In this article, Alan Pelez-Sharpe of CMSWatch.com contends that as many as 90% of documents that Enterprises hold are worthless and that it’s more productive to focus on the 10% that have an actual value to the business rather than trying to hold everything as though it has equivalent value.
Alan proposes that the term ‘asset’ as used in Digital Asset Management is better because it implies that the files have a tangible value (rather than ‘document’ which could mean anything):
“There is something to learned here in the document world. For years I have advised clients that they should only focus time and money on business-critical documents, and point out to them that the vast majority of electronic documents sitting on their current system are junk, outdated, or in some other way redundant. Though far from scientific, those firms that have analyzed such situations typically report that 10% or less of the documents within their systems are actually of any value to the business.” [Read More]

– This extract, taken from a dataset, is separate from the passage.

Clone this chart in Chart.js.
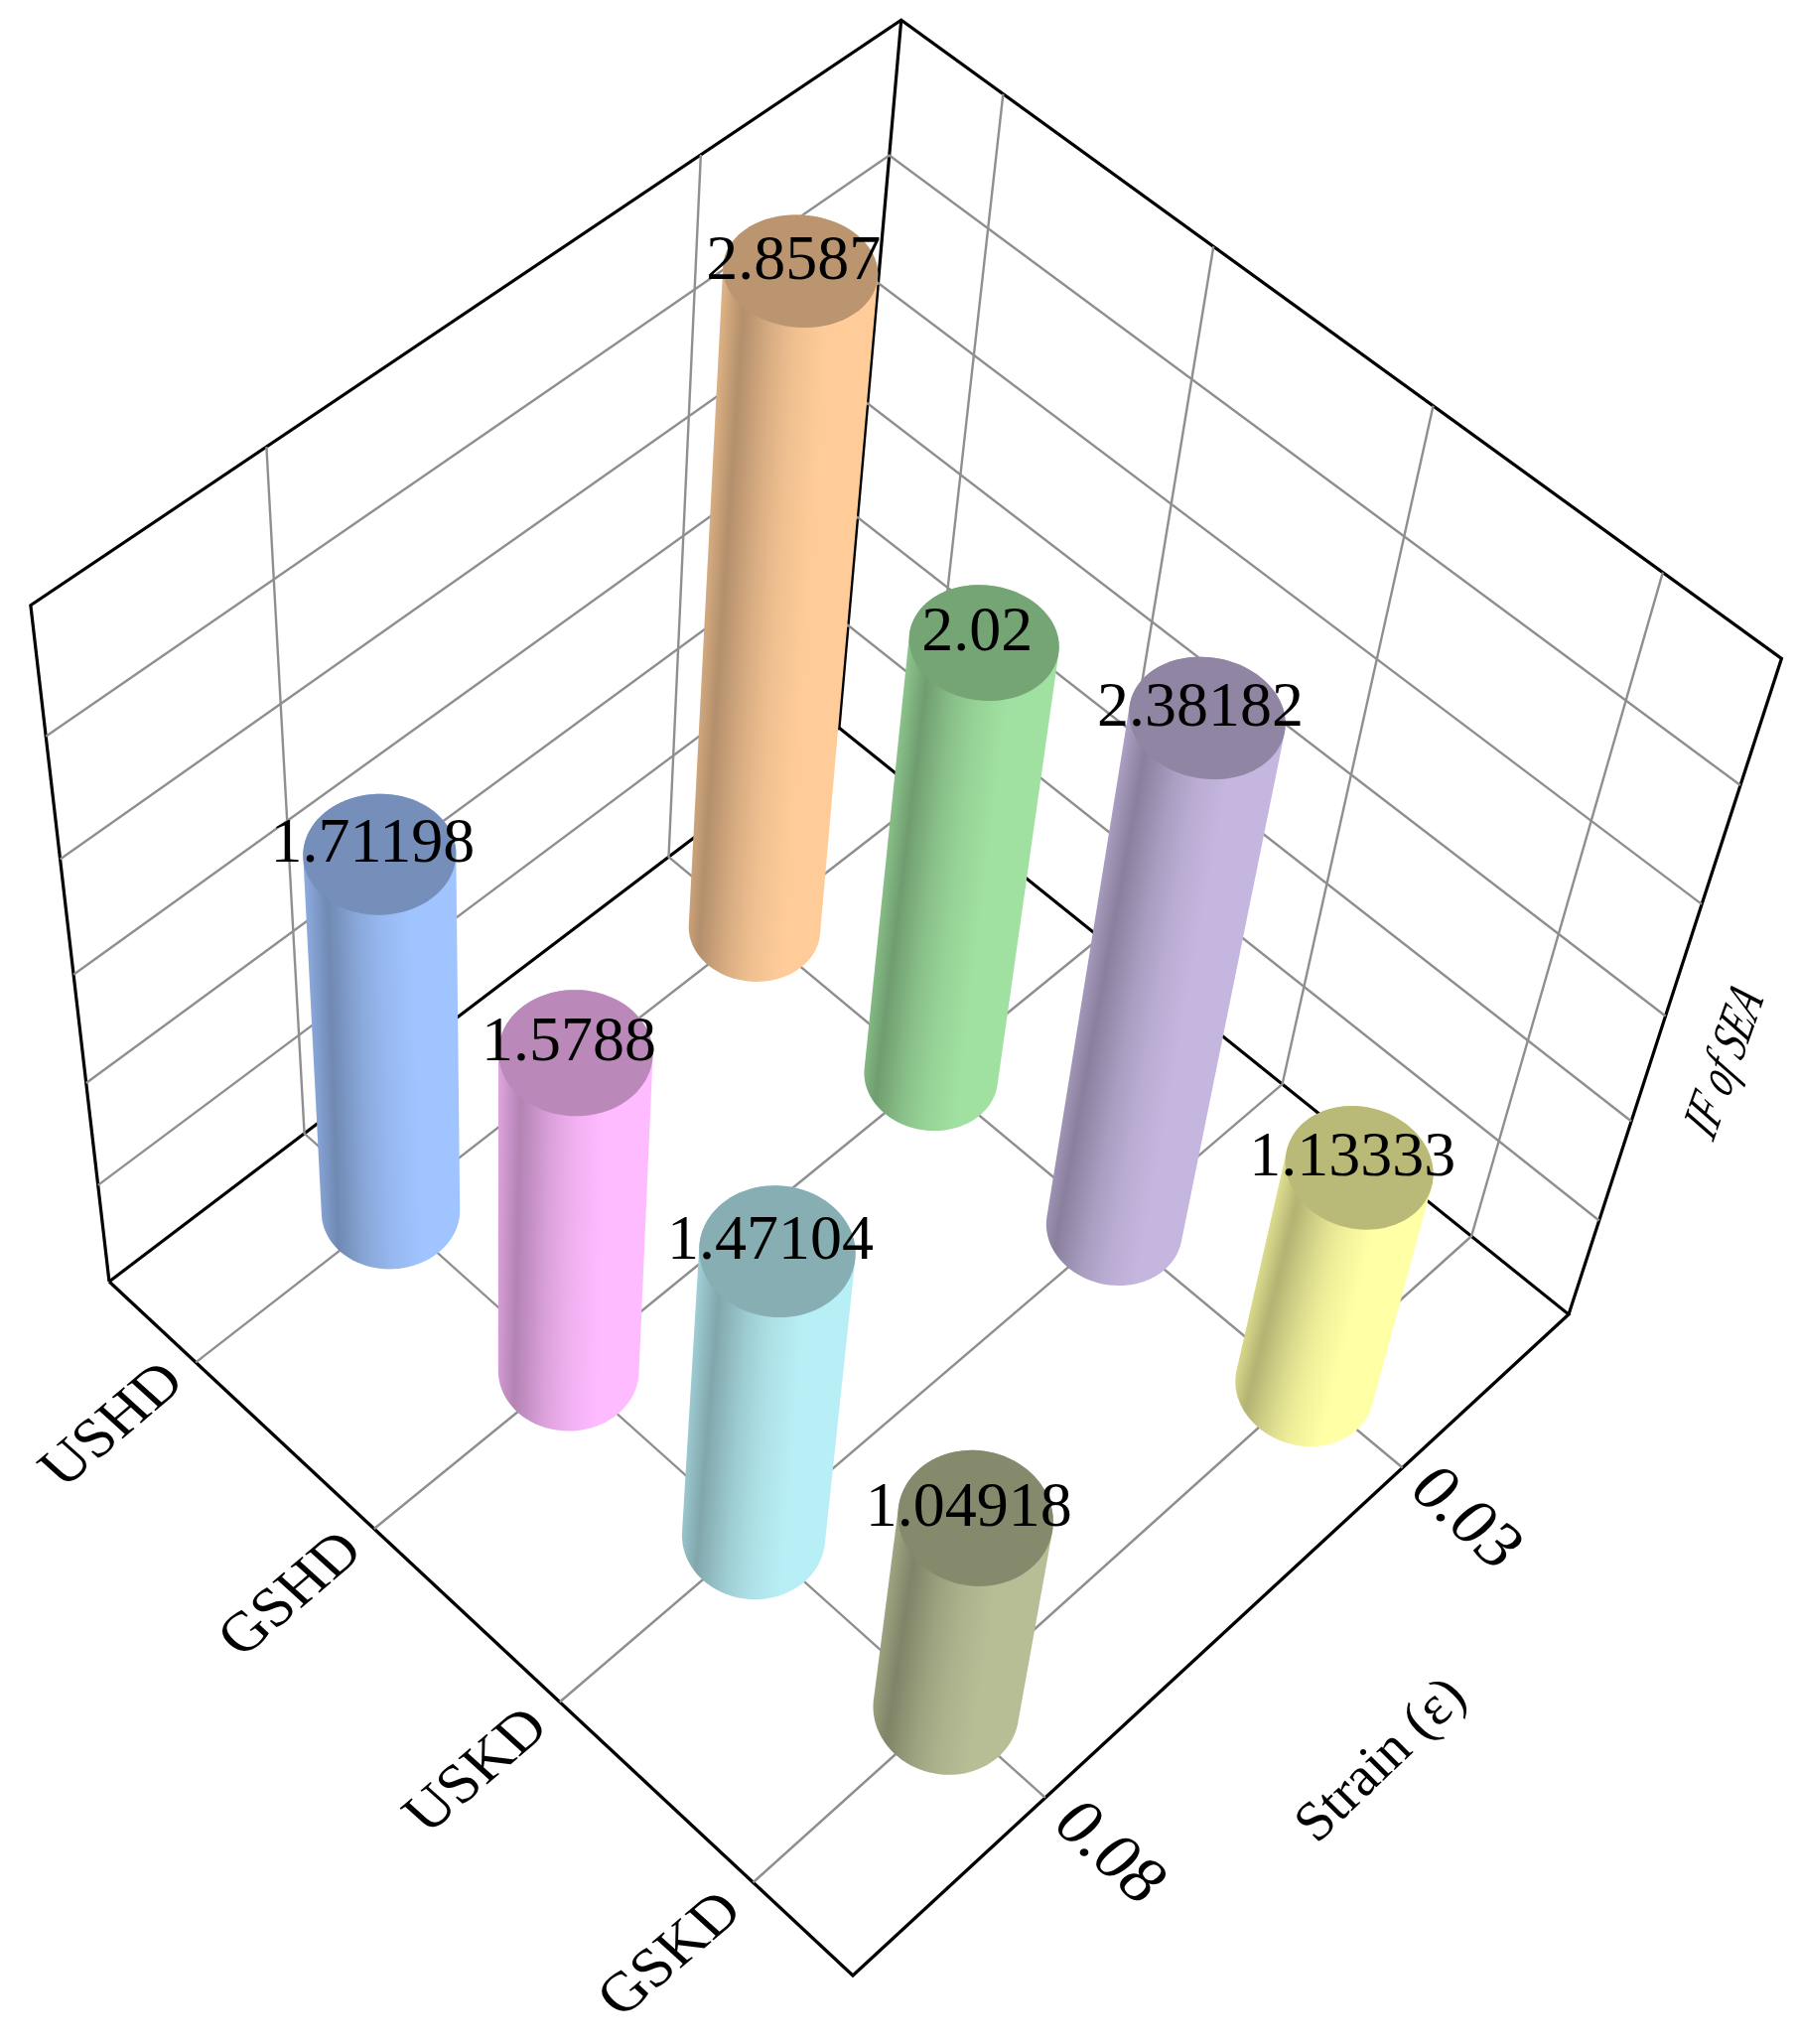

While Alan makes a worthwhile point, how many times have you seen some less than valuable assets like a member of staff’s holiday photos on your DAM system (or those of your clients if you are a consultant or vendor – especially when migrating legacy DAMs)? Also, the main problem with the 10% theory is that often it isn’t possible to know what 10% specifically has value as it might change given a combination of factors or events. For example, an innocuous looking document like a draft version can quickly acquire a lot of significance in the event of a legal dispute even if it seems relatively worthless shortly after being superseded by an update.